Между тем, творчество Грильпарцера глубоко срослось с тем театром. который он носил в своей душе, и тем театром, который и создан в его драмах[11]. Грильпарцер как драматург ощущает себя профессионалом — в противовес ремесленнику и особенно дилетанту. В отличие от таких профессионалов венского театра, как Раймунд и Нестрой, у которых профессионализм есть бесконечное умножение ремесла актерской игры и актерского существования, профессионализм Грильпарцера — рождение новой эпохи: так или иначе оторванное от своей вещественной стихии, от сцены и от богемной жизни артистов, оно вынуждено разворачиваться в сугубо идеальной сфере, к действию своих пьес домысливать еще идеальный театр и идеального актера. Это — вынужденная пустота, которую приходится заполнять от начала и до конца самому. Это трагическое существование кабинетного драматурга, по аналогии к кабинетному ученому: условия позволяют ему жить, не опускаясь до ремесла, до поденщины, до поспешности, позволяют ему не зарабатывать на хлеб своим творчеством, но эти же условия не дают вещественно, до конца воплотить свое творчество, оставляют поэтому без удовлетворения. Правда, психологически Грильпарцер был трудным человеком — но у творца, который живет внутри своих произведений, все такие трудности — уже не факты биографии, но стороны творчества, у него весь его характер, со всеми его трудностями целиком уже перелился в художественные создания. И далеко не странно и не случайно то, что порыв к творчеству у Грильпарцера всегда борется с противоположно направленным стремлением, воля к творчеству вынуждена бороться с волей, которая идет против творческого порыва. Одновременно есть желание выявить наружу все свои возможности и другое — скрыть их и уйти в свое одиночество. Безусловно, поэт испытывал гнет тогдашней цензуры, но и этот гнет не является для поэта чем-то идущим извне, он сразу же и давно становится внутренним психологическим фактором и от этого — фактором творчества, он давно уже прибавляется ко всему негативному — к той воле, которая направляет свои усилия против творчества.

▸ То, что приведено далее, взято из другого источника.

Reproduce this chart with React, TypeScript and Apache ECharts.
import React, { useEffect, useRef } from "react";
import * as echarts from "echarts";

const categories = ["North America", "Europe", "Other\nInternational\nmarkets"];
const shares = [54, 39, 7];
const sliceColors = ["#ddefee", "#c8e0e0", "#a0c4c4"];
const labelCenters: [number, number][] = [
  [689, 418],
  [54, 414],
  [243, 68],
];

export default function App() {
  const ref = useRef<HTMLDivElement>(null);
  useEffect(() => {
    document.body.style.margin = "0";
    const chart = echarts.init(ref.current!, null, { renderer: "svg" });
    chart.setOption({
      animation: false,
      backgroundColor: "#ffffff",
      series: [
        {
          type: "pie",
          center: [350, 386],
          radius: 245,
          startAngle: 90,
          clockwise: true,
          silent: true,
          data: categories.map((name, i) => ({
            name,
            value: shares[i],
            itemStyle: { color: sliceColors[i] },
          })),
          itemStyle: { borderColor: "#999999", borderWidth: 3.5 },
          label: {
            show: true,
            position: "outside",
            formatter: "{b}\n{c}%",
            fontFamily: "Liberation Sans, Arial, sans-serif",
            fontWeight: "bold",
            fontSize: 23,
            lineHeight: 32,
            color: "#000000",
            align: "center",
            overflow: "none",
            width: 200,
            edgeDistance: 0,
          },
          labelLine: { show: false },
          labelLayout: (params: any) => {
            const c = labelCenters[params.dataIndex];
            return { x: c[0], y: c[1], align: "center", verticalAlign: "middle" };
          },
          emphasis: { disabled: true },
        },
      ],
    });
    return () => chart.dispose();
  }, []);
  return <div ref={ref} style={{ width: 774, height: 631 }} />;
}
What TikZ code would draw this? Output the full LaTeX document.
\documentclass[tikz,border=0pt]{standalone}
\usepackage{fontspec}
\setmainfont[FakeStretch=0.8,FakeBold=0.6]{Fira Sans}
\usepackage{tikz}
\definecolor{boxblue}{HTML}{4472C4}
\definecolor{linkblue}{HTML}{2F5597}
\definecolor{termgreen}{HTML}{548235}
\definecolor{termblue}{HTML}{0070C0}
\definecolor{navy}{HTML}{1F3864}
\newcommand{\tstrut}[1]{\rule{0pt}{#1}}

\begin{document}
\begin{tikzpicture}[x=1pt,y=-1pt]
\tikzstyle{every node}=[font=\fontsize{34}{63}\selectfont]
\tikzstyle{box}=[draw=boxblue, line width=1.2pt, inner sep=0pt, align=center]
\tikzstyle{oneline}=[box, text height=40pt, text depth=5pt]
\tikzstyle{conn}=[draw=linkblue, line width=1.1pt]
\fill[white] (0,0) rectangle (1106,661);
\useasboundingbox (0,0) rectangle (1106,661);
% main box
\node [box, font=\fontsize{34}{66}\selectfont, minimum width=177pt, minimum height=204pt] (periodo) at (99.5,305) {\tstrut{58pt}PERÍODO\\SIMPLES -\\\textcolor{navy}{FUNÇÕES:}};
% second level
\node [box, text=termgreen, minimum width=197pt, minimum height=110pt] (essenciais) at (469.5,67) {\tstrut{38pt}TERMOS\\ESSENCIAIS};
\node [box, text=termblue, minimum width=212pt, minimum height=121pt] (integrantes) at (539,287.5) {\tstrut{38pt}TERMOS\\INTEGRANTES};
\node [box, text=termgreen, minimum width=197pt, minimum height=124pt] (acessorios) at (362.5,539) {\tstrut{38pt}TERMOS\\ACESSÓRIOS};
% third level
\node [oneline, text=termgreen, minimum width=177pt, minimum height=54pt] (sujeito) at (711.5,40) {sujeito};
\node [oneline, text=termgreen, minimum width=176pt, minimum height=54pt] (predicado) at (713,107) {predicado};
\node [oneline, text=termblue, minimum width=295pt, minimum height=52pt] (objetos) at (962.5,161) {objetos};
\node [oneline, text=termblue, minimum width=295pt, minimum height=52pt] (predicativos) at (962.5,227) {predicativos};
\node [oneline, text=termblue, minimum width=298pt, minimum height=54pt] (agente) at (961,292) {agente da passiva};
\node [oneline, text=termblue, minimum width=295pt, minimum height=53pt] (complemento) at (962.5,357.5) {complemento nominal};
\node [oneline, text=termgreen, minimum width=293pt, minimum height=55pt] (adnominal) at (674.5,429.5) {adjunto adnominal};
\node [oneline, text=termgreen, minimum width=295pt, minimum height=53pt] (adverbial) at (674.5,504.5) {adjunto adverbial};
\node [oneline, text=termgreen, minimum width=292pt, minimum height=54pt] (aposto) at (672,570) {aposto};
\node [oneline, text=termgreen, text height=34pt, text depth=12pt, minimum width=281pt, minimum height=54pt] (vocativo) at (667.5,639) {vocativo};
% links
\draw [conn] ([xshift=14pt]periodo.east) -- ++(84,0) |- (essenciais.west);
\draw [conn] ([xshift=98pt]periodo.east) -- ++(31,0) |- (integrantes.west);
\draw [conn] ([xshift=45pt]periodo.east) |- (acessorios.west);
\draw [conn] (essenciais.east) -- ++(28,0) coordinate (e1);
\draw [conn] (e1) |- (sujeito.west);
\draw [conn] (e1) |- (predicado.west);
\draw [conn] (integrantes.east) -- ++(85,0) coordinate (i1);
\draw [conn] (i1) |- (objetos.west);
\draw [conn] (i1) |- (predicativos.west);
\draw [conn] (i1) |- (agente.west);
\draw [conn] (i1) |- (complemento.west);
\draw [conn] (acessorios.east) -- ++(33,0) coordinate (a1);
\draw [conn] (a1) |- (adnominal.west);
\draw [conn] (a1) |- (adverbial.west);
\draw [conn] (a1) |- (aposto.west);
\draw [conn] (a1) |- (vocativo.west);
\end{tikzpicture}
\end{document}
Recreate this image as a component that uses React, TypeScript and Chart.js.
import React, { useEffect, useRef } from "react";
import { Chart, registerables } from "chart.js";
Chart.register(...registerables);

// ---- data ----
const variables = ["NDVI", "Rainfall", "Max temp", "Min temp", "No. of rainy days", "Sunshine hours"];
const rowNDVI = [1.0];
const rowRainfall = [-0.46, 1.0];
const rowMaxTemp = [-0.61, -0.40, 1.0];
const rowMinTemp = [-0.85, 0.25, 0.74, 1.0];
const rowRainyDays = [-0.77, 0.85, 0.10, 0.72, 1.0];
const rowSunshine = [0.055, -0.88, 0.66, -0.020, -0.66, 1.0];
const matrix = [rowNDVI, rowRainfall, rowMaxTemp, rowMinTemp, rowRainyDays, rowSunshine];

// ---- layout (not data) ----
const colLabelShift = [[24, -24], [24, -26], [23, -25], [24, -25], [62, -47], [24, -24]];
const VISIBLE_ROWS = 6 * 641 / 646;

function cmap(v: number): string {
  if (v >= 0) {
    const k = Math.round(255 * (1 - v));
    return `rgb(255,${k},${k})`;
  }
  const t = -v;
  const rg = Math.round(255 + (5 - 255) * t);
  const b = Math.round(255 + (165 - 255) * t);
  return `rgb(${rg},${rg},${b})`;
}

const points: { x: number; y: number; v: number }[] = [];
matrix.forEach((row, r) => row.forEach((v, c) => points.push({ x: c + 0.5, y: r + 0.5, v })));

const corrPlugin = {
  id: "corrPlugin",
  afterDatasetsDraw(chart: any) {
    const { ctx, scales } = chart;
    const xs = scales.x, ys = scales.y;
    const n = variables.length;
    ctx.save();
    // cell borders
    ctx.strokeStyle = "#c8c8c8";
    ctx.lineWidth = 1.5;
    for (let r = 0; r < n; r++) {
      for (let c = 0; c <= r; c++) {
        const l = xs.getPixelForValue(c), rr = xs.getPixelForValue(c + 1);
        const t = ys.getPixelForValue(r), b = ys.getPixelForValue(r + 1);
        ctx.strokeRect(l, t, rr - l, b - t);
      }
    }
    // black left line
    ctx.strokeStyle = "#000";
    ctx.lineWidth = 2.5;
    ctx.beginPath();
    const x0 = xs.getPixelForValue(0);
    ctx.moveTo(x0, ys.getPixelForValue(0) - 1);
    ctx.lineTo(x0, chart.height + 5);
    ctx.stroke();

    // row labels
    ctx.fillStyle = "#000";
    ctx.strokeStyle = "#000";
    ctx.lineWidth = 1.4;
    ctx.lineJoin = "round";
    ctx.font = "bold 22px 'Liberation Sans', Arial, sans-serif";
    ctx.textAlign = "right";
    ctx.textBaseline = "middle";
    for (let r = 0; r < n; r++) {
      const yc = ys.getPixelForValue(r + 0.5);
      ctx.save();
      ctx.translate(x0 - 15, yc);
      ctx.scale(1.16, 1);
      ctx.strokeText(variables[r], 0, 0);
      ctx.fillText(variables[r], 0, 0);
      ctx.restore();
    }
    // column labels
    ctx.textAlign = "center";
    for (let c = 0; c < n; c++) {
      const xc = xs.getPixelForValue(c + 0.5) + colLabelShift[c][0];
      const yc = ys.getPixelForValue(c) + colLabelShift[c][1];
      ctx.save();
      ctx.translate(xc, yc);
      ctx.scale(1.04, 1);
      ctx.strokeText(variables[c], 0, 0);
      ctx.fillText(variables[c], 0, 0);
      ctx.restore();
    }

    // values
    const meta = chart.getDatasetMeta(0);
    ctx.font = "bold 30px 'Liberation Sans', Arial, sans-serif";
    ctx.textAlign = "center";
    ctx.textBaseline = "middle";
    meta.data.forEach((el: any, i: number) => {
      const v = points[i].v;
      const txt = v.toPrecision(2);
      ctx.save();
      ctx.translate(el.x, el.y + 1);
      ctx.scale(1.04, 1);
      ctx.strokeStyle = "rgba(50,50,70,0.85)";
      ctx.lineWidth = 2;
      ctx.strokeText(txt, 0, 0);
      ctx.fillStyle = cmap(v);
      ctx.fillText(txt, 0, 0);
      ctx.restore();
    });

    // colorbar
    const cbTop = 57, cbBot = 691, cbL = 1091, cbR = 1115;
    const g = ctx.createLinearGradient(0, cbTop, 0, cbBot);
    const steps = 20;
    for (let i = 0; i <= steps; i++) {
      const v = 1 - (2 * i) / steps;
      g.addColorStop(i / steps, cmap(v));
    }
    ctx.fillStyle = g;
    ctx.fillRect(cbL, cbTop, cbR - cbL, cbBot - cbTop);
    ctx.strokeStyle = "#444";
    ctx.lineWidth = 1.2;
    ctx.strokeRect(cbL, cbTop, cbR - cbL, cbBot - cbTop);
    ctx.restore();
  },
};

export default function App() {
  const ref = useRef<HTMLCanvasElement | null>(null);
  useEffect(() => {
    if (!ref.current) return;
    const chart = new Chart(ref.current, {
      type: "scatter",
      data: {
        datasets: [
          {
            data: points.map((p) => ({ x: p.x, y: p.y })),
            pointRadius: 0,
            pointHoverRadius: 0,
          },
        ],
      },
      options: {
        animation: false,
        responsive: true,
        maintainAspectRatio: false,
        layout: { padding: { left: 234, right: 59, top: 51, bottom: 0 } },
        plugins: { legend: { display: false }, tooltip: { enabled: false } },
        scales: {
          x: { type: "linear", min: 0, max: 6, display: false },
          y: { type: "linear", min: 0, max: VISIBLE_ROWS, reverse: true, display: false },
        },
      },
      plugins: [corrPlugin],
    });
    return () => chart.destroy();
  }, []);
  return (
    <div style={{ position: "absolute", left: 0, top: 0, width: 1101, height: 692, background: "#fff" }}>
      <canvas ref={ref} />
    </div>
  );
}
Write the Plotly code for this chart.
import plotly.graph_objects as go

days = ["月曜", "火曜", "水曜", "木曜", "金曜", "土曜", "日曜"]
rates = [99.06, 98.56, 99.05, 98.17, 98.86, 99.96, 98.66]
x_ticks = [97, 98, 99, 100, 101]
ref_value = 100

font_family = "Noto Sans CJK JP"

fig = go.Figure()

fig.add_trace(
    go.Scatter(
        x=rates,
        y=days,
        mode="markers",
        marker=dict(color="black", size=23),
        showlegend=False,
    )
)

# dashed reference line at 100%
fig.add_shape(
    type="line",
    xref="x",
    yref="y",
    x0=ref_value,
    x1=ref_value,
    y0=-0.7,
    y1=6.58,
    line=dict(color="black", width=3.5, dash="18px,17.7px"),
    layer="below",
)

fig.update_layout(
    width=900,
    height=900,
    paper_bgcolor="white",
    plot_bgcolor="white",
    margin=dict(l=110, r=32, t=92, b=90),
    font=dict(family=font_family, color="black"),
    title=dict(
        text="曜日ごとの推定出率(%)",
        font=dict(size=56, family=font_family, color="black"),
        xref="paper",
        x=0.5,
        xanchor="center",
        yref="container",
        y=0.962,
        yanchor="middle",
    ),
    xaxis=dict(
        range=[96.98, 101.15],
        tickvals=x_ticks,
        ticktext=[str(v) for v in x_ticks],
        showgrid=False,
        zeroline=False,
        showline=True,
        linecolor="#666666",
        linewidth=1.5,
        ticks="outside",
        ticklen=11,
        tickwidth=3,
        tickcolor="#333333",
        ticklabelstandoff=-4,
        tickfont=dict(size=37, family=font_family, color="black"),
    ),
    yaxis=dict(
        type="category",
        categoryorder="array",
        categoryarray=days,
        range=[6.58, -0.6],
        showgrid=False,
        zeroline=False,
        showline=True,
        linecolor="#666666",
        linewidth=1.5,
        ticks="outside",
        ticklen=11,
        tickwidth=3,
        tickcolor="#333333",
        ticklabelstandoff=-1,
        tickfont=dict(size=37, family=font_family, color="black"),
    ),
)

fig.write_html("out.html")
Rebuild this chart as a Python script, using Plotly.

Как профессионал, Грильпарцер хорошо знает свое место и свой уровень. Здесь и последующие поколения едва ли могли прибавить что-либо к его самооценке. Это едва ли гоже не черта поздней эстетической культуры, которая уже ясно видит в конечном счете и себя, и всех окружающих. Грильпарцеру принадлежит блестящий социологический портрет критика, который, в определенной культурной среде, несомненно, сохранил всю свою значимость и до наших дней. Помимо этого спокойного и трезвого анализа критика как социального феномена, Грильпарцер мог чувствовать еще спокойный же гнев к критикам. Вот Грильпарцер объясняет, почему такой-то критик не может быть его врагом: «Я не могу любить или ненавидеть короля английского или русского царя, — так пишет Грильпарцер, — я могу хвалить их или порицать, завидовать им или быть их благожелателем, — но врагом их может быть только другой государь, только равный им» (VI, 264). «В литературом мире, — объясняет Грильпарцер другому критику, действуют те же правила приличия, что и в обществе, — когда господа совершают ошибку, лакеи имеют право указать им на это, но только снявши шляпу» (VI, 259). Это в 1825 году. И, наконец, еще в 1817 году, после постановки «Праматери»: «На дуэли сражаются только равные» (VI, 250).
Грильпарцер, несомненно, прав в своем оношении к критикам. Но есть другая, трагическая сторона этого естественного превосходства его над венскими газетными ремесленниками пера. Эга сторона заключается в одиночестве, в котором здесь и всякий раз оказывается фактически Грильпарцер со своим творчеством. Грильпарцер каждый раз сам уходит в это свое одиночество, и у него, и у его произведений как будто нет сил на то, чтобы завоевать себе место не только в идеальном пространстве ценностей, но и в самой художественной жизни. Перед Грильпарцером было две возможности — или отдать свое произведение на растерзание публике и критикам и все же выйти отсюда победителем, или же запирать свои драмы в стол. Грильпарцер всякий раз, буквально или по сути дела, предпочитал второй вариант. Эго связано с внутренними, психологическими препятствиями к творчеству, но накладывает отпечаток и на самое творчество. Все творчество поэта — это затрудненное творчество и «высокий» характер его трагедий, их историческая универсальность, их тонкая, благородная и сдержанная психология, исключающая любое разъятие душевного мира — все это плоды вынужденной духовной сублимации творческого стремления. Как всякий, вероятно, высокий результат, это творчество получено дня нас неожиданным образом, не как прямое истечение благодати, которой удостоился поэт, но в итоге взаимодействия блага и зла, благоприятных условий и взятой на себя трагической судьбы, поэтического дара и внутреннего противодействия творчеству. Но шедевры отнюдь не возникают как плоды прямых и сознательных волевых усилий, направленных на взращивание шедевра. Но в таком смысле драмы Грильпарцера никогда не были шедеврами, поскольку в нем было достаточно много сил, мешавших абстрактному совершенству. Главное же, это была изначальная преданность жизни в ее непосредственном протекании, которая не давала уже, — и на пользу, — стилизовать свое творчество как «классическое».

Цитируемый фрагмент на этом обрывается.